Würdet ihr alle so viel Kraft dafür auf­wenden, euch ehrlich und kritisch mit euren eigenen Verhal­tens­weisen auseinanderzusetzen, statt als über „noch schlimmer als ich“-markierte Männer abzuhaten, wäre uns allen geholfen. Ich kann es nicht mehr hören. Ich will nicht mehr von Typen erzählt bekommen, wie daneben sich der Genosse ver­halten hat und was ich daraus jetzt ableiten müsse (am besten nie wie­der mit ihm sprechen). Wann habt ihr euch das letzte Mal dazu ent­schie­den, ehe ihr euren eigenen emo­tionalen Balast und eure Ge­danken zum letzten Outcall abla­det, zunächst einmal eure Genoss*­in­nen zu fragen, wie es diesen geht? Wann habt ihr sie das letzte Mal gefragt, ob und vor allem wie ihr diesen helfen könnt? Wäre eure politische Arbeit und das genos­sen­schaftliche Miteinander konsequent reflexiv, müsstet ihr zwangsweise erkennen, dass ihr nicht heldenhaft einen Brandherd nach dem anderen löscht, den die letzten Täter hin­ter­lassen haben, sondern dass der ganze Boden brennt. Und ihr habt Spiritus in der Hand.
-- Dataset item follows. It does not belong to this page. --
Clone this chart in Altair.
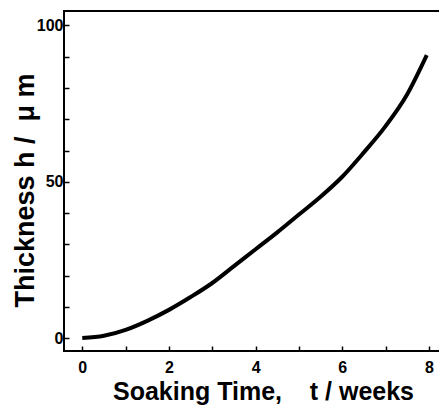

Erspart euren Genoss*innen die unreflektierten gegenseitigen Herabsetzungen und die Care-Arbeit, weil ihr eure Konflikte nicht miteinander offen thematisieren konntet. Es geht nicht darum, eine Rangfolge danach zu bilden, wer am schlimmsten ist, wer am meis­ten Macht hat und wer am krasses­ten mackert. Und vor allem interes­siert es mich nicht. Ich habe an euch allen Kritik. Ihr müsst euch al­le reflektieren, ansozialisierte Ver­hal­tensweisen ablegen und daran arbeiten, patriarchale Strukturen und Räume zu dekonstruieren. Nur weil Dieter sich Scheiße verhalten hat, heißt das noch lange nicht, dass Klaus-Peter sich zurücklehnen und darüber freuen kann, dass er sowas nie tun würde. Klaus-Peter hat seine eigenen Baustellen, an denen er arbeiten sollte.

Arbeitet endlich gemeinsam an euch, thematisiert euer Verhalten offen und selbstkritisch und ver­sucht nicht weiterhin, euch in pat­riarchaler Manier gegenseitig zu übertrumpfen.